Existing and potential cloud customers have a common fear that if the cloud does not meet the service level requirements promised, there could be a detrimental impact on their business.
This is why cloud service providers, and more specifically those delivering software as a service (SaaS), focus on quality of service as a major market differentiator or competitive advantage.
Service level goals can be established and achieved by focusing on three clear metrics:
1) Availability - Maintain the availability of the service at all times.
2) Capacity - Ensure sufficient capacity to accommodate the need to scale quickly and seamlessly.
3) Response time - Guarantee user requests are completed in an acceptable time.
Lack of service availability, insufficient capacity or slow response times should all be deemed unacceptable by users. This can ultimately translate into slower market adoption at best or even loss of customers at worst. Either way, failure to meet these goals will have a significant impact on provider business and reputation.
Repeatedly, SaaS providers have learned a painful lesson by lacking a focus on their quality of service, as evidenced with recent service outages - ranging from public cases like RIM's outage last autumn, to many private unreported cases - that have left hundreds of thousands, if not millions, of paying customers without access to business critical applications.
These unfortunate experiences shed light on the risk that outages in physical infrastructure services have on quality of service. Outages like the one suffered by RIM resulted in untold lost revenue, high levels of frustration and a loss of customer confidence and brand credibility.
Cloud computing has the potential to be the next platform of enterprise computing that at its core provides a new operational and business model for IT application delivery. With the risk and loss, come many lessons learned.
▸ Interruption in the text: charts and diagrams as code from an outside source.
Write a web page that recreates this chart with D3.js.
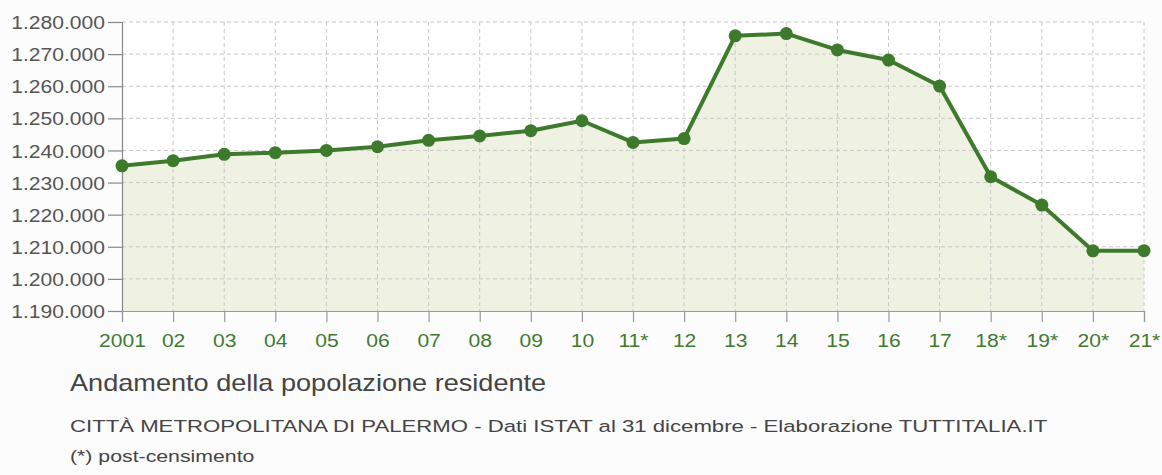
<!DOCTYPE html>
<html>
<head>
<meta charset="utf-8">
<script src="https://cdn.jsdelivr.net/npm/d3@7"></script>
<style>
  html, body { margin: 0; padding: 0; background: #fcfcfc; }
  svg { display: block; font-family: "Liberation Sans", Arial, sans-serif; }
</style>
</head>
<body>
<svg id="chart" width="1162" height="475"></svg>
<script>
// Popolazione residente al 31 dicembre, Città Metropolitana di Palermo
const years = ["2001", "02", "03", "04", "05", "06", "07", "08", "09", "10",
               "11*", "12", "13", "14", "15", "16", "17", "18*", "19*", "20*", "21*"];
const population = [1235200, 1236800, 1238800, 1239300, 1240000, 1241150, 1243150,
                    1244500, 1246150, 1249250, 1242500, 1243700, 1275700, 1276400,
                    1271300, 1268150, 1260050, 1231800, 1223000, 1208750, 1208800];
const yTicks = [1190000, 1200000, 1210000, 1220000, 1230000, 1240000,
                1250000, 1260000, 1270000, 1280000];

const title = "Andamento della popolazione residente";
const subtitle = "CITTÀ METROPOLITANA DI PALERMO - Dati ISTAT al 31 dicembre - Elaborazione TUTTITALIA.IT";
const footnote = "(*) post-censimento";

const svg = d3.select("#chart");
const plotLeft = 122, plotRight = 1144, plotTop = 22, plotBottom = 311;
const sx = 1.11; // horizontal stretch of the axis lettering

const x = d3.scalePoint().domain(years).range([plotLeft, plotRight]);
const y = d3.scaleLinear().domain([1190000, 1280000]).range([plotBottom, plotTop]);

const fmt = v => d3.format(",")(v).replace(/,/g, ".");

// white plot area
svg.append("rect").attr("x", plotLeft).attr("y", plotTop)
  .attr("width", plotRight - plotLeft).attr("height", plotBottom - plotTop).attr("fill", "#ffffff");

// area under the line
const area = d3.area().x((d, i) => x(years[i])).y0(plotBottom).y1(d => y(d));
svg.append("path").datum(population).attr("d", area).attr("fill", "#eff1e2");

// dashed grid
const grid = svg.append("g").attr("stroke", "#c8c8c8").attr("stroke-dasharray", "4,3").attr("stroke-width", 1);
grid.selectAll("line.h").data(yTicks.filter(t => t > 1190000)).join("line")
  .attr("x1", plotLeft).attr("x2", plotRight).attr("y1", d => y(d)).attr("y2", d => y(d));
grid.selectAll("line.v").data(years.slice(1)).join("line")
  .attr("x1", d => x(d)).attr("x2", d => x(d)).attr("y1", plotTop).attr("y2", plotBottom);

// y axis
const yAxis = svg.append("g").attr("transform", `translate(${plotLeft},0)`)
  .call(d3.axisLeft(y).tickValues(yTicks).tickFormat(fmt).tickSize(14).tickPadding(2));
yAxis.select(".domain").attr("stroke", "#888").attr("stroke-width", 1.2);
yAxis.selectAll(".tick line").attr("stroke", "#888").attr("stroke-width", 1.2);
yAxis.selectAll(".tick text")
  .attr("fill", "#555").attr("font-size", 19).attr("font-family", "Liberation Sans, Arial, sans-serif")
  .attr("x", null).attr("dy", null).attr("dominant-baseline", "central")
  .attr("transform", `translate(-17,0) scale(${sx},1)`);

// x axis
const xAxis = svg.append("g").attr("transform", `translate(0,${plotBottom})`)
  .call(d3.axisBottom(x).tickSize(11).tickPadding(4));
xAxis.select(".domain").attr("stroke", "#999").attr("stroke-width", 1.2);
xAxis.selectAll(".tick line").attr("stroke", "#999").attr("stroke-width", 1.2);
xAxis.selectAll(".tick text")
  .attr("fill", "#3f7a2f").attr("font-size", 19).attr("font-family", "Liberation Sans, Arial, sans-serif")
  .attr("y", null).attr("dy", null)
  .attr("transform", `translate(0,36) scale(${sx},1)`);

// line and points
const line = d3.line().x((d, i) => x(years[i])).y(d => y(d));
svg.append("path").datum(population).attr("d", line)
  .attr("fill", "none").attr("stroke", "#3d7a2c").attr("stroke-width", 4).attr("stroke-linejoin", "round");
svg.selectAll("circle.pt").data(population).join("circle")
  .attr("class", "pt")
  .attr("cx", (d, i) => x(years[i])).attr("cy", d => y(d)).attr("r", 6.5)
  .attr("fill", "#3d7a2c");

// captions
svg.append("text").text(title)
  .attr("transform", "translate(70,391) scale(1.13,1)")
  .attr("font-size", 24).attr("fill", "#444");
svg.append("text").text(subtitle)
  .attr("transform", "translate(70,432) scale(1.32,1)")
  .attr("font-size", 16.8).attr("fill", "#444");
svg.append("text").text(footnote)
  .attr("transform", "translate(70,462) scale(1.29,1)")
  .attr("font-size", 16.5).attr("fill", "#444");
</script>
</body>
</html>
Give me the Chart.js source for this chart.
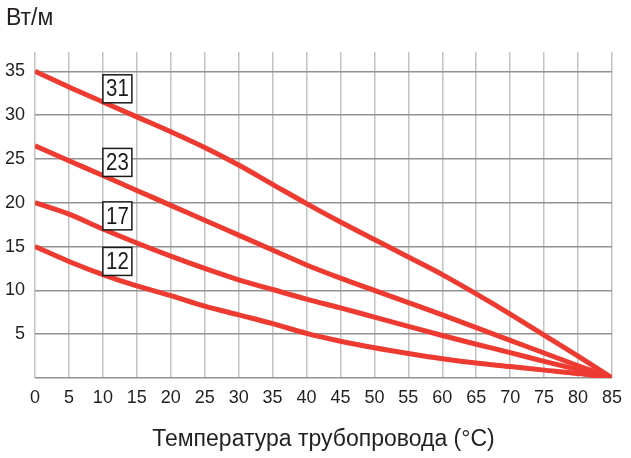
<!DOCTYPE html>
<html>
<head>
<meta charset="utf-8">
<script src="https://cdn.jsdelivr.net/npm/chart.js@4.4.0/dist/chart.umd.min.js"></script>
<style>
  body { margin: 0; background: #fff; }
  #chart { display: block; }
</style>
</head>
<body>
<canvas id="chart" width="631" height="458"></canvas>
<script>
// температура трубопровода, °C
var temps = [0, 5, 10, 15, 20, 25, 30, 35, 40, 45, 50, 55, 60, 65, 70, 75, 80, 85];
// мощность кабеля, Вт/м
var cable31 = [35, 33.2, 31.5, 29.8, 28.1, 26.3, 24.3, 22.1, 19.9, 17.8, 15.8, 13.8, 11.8, 9.6, 7.3, 4.9, 2.5, 0];
var cable23 = [26.5, 24.8, 23.1, 21.4, 19.7, 18.0, 16.3, 14.6, 12.9, 11.4, 10.0, 8.6, 7.2, 5.75, 4.3, 2.85, 1.4, 0];
var cable17 = [20, 18.7, 17.0, 15.4, 13.9, 12.5, 11.2, 10.1, 9.0, 8.0, 6.95, 5.9, 4.85, 3.85, 2.9, 1.9, 0.95, 0];
var cable12 = [15, 13.3, 11.8, 10.5, 9.4, 8.2, 7.2, 6.2, 5.1, 4.2, 3.45, 2.8, 2.2, 1.7, 1.3, 0.9, 0.5, 0];
var yTicks = [0, 5, 10, 15, 20, 25, 30, 35];
var seriesNames = ['31', '23', '17', '12'];
// где стоят рамки с номерами (в единицах графика)
var boxAt = [[10, 33.0], [10, 24.6], [10, 18.5], [10, 13.3]];

var RED = '#ee3b32';
var FONT = "'Liberation Sans', Arial, sans-serif";

function pts(vals) {
    return temps.map(function(t, i) { return { x: t, y: vals[i] }; });
}

function makeSet(name, vals) {
    return {
        label: name,
        data: pts(vals),
        borderColor: RED,
        borderWidth: 5,
        pointRadius: 0,
        fill: false,
        cubicInterpolationMode: 'monotone'
    };
}

var extras = {
    id: 'extras',
    afterDatasetsDraw: function(chart) {
        var ctx = chart.ctx;
        var xs = chart.scales.x, ys = chart.scales.y;
        ctx.save();
        seriesNames.forEach(function(n, i) {
            var left = xs.getPixelForValue(boxAt[i][0]);
            var cy = ys.getPixelForValue(boxAt[i][1]);
            ctx.fillStyle = '#fff';
            ctx.fillRect(left, cy - 14, 29, 28);
            ctx.strokeStyle = '#1a1a1a';
            ctx.lineWidth = 1.5;
            ctx.strokeRect(left, cy - 14, 29, 28);
            // узкие цифры в рамке
            ctx.save();
            ctx.translate(left + 14.5, cy + 1);
            ctx.scale(0.85, 1);
            ctx.font = '24px ' + FONT;
            ctx.textAlign = 'center';
            ctx.textBaseline = 'middle';
            ctx.fillStyle = '#1a1a1a';
            ctx.fillText(n, 0, 0);
            ctx.restore();
        });
        // единицы по оси Y
        ctx.textAlign = 'left';
        ctx.textBaseline = 'middle';
        ctx.font = '23px ' + FONT;
        ctx.fillStyle = '#231f20';
        ctx.fillText('Вт/м', 6, 19);
        ctx.restore();
    }
};

new Chart(document.getElementById('chart'), {
    type: 'line',
    data: {
        datasets: [makeSet('31', cable31), makeSet('23', cable23), makeSet('17', cable17), makeSet('12', cable12)]
    },
    options: {
        responsive: false,
        devicePixelRatio: 1,
        animation: false,
        layout: { padding: { top: 52, right: 18, left: 0, bottom: 0 } },
        plugins: { legend: { display: false }, tooltip: { enabled: false } },
        scales: {
            x: {
                type: 'linear',
                min: 0,
                max: 85,
                afterFit: function(s) { s.height = 80; },
                grid: { color: '#c2c2c2', lineWidth: 1.5, drawTicks: false },
                border: { display: false },
                ticks: {
                    stepSize: 5,
                    padding: 9,
                    color: '#231f20',
                    font: { family: FONT, size: 18 }
                },
                title: {
                    display: true,
                    text: 'Температура трубопровода (°C)',
                    color: '#231f20',
                    font: { family: FONT, size: 23 },
                    padding: { top: 0, bottom: 5 }
                }
            },
            y: {
                min: 0,
                max: 37.2,
                afterFit: function(s) { s.width = 35; },
                afterBuildTicks: function(s) {
                    s.ticks = yTicks.map(function(v) { return { value: v }; });
                },
                grid: { color: '#929292', lineWidth: 1.5, drawTicks: false },
                border: { display: false },
                ticks: {
                    padding: 10,
                    color: '#231f20',
                    font: { family: FONT, size: 18 },
                    callback: function(v) { return v === 0 ? '' : v; }
                }
            }
        }
    },
    plugins: [extras]
});
</script>
</body>
</html>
Customers moving to the cloud should do so with a keen eye on provider quality of service, specifically investing in providers that can demonstrate highly reliable and flexible infrastructures with the ability to respond quickly and smoothly to changing user demand. And for cloud service providers, to realise the promise and full potential of cloud computing will hinge on delivering seamless, uninterrupted, high quality of service to the customer.